Of course it does all the basics -- reading and writing RDF files of various formats, combining multiple files, printing all the results out in a pretty format. Naturally, it can also search through the resulting data to answer your questions in much the same way SPARQL does.
But cwm goes a step further. It doesn't just search through data; it thinks about it. cwm can follow logical _rules_; take this one for example:
{ ?x a :Man } => { ?x :mortality :mortal } .
(If something is a man, then it's mortal.) Feed this into cwm, along with:
:Socrates a :Man .
And it will logically deduce that Socrates is mortal. Such rulesets obviously have all sorts of uses, from logical parlor games to actual programming. But one obvious use is providing conversions between different RDF formats. Imagine two schemas: `joe:`, which has `small`, `medium`, and `large` and `starbucks:` which has `short`, `tall`, `grande`, and `venti`. Now we can just write a few rules to convert between them:
{ ?x joe:size joe:small } <=> { ?x starbucks:size starbucks:tall } . { ?x joe:size joe:medium } <=> { ?x starbucks:size starbucks:grande } . { ?x joe:size joe:large } <=> { ?x starbucks:size starbucks:venti } .
Feed these rules into cwm, along with the data in one format, and cwm will "think" about it and spit out data in the other format.
But cwm can do much more than just basic logical inference. It also has a wide variety of built-ins, that can do everything from mathematical processing to advanced cryptography. With them, and some clever rules, you can even build entire programs using cwm.
Incidentally, none of this is new -- nearly all this stuff was written in 2001.
cwm is also smart enough to go onto the Web and find more rules like these, crawling through web pages for more bits of RDF to make it smarter. Following links and URLs and getting more data, it can surf the Web for data in the same way a bored teenager surfs the Web for fun.

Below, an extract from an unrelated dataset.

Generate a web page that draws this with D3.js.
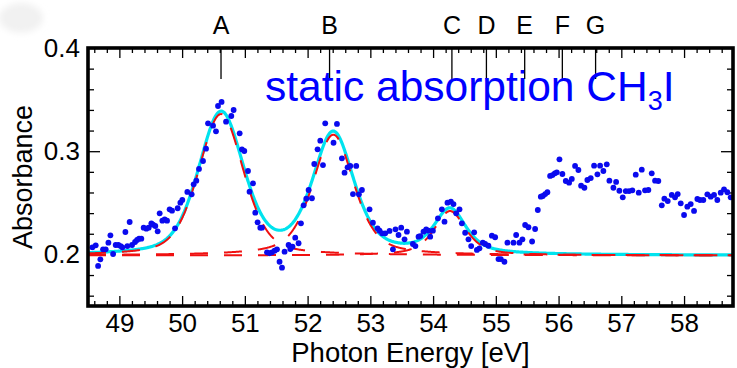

If you're interested in giving this process a spin for yourself, you can try Tim's latest project: the Tabulator. It's a little add-on to your web browser that lets it see RDF documents in addition to regular web pages. Suddenly documents aren't just a list of boring tags or text, but a pathway of clickable links you can follow to your heart's content. (And, with later versions, you can even edit some of the fields.)
One can imagine tools like cwm and Tabulator sitting behind the applications we use every day, enhancing them with knowledge drawn from the wider Web.
For that's the real idea behind the Semantic Web: letting software use the vast collective genius embedded in its published pages. Think of all the places software uses APIs or databases: your spellchecker queries a website to find the definition of a word, your addressbook does a search to see if your friends are online, your calendar downloads a page to keep you posted on upcoming events. Now, imagine these programs weren't limited to one particular site, but could draw on the intelligence of the Internet at large.
Your spellchecker can suggest related or alternate words, or just keep up to date with the latest slang. Your address book can tell you where your friends are right now and what they've been up to lately. Your calendar can keep an eye out for events you might be interested in.
It's easy to make fun of these kinds of visions. My father, upon seeing such demos, always used to ask, "But why does your toaster need to know about stock prices?" And perhaps, ultimately, they're not worth all the effort. But the Semantic Web is based on bet, a bet that giving the world tools to easily collaborate and communicate will lead to possibilities so wonderful we can scarcely even imagine them right now.
Sure, it sounds a little bit crazy. But it paid off the last time they made that gamble: we ended up with a little thing called the World Wide Web. Let's see if they can do it again.